Winning hearts and minds in Vietnam


By Martin Bell



In my 46 years of experience in journalism, I have often found that the most remarkable material surfaces by accident.

So it is with the Saigon Songs, recordings made in the Vietnam War, which have never been broadcast before.

They are among the most moving mementoes of war I have ever heard.

Their edge is sharpened, it seems to me, by a special relevance to the wars of today.

The Saigon Songs date from the Americans' hearts and minds campaign, between 1965 and 1967, as they poured their ground troops into Vietnam in support of the South Vietnamese government.

Hearts and minds

The campaign was run by Maj Gen Ed Lansdale of the US Army, who by all accounts was a most remarkable man.

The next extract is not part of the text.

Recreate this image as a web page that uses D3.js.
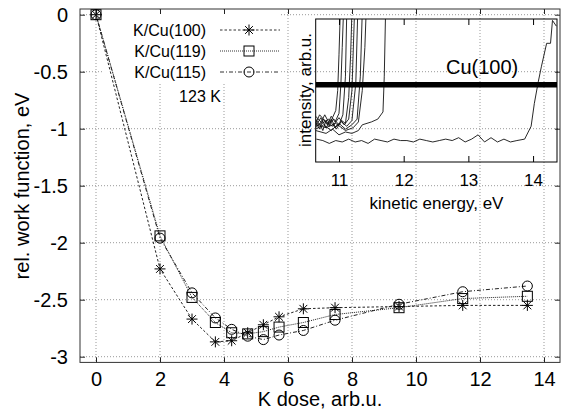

His weapons were not guns but words and music, through which he hoped to persuade the people in the villages to resist the North Vietnamese communists and the home-grown insurgents, the Viet Cong.



Maj Gen Lansdale gathered round him a group of singers and performers including Pham Duy, the most noted Vietnamese folk singer of the time, and Hershel Gober, a young lieutenant from Arkansas who was as handy with a guitar as he was with a rifle, and was serving with Vietnamese forces in the Mekong Delta.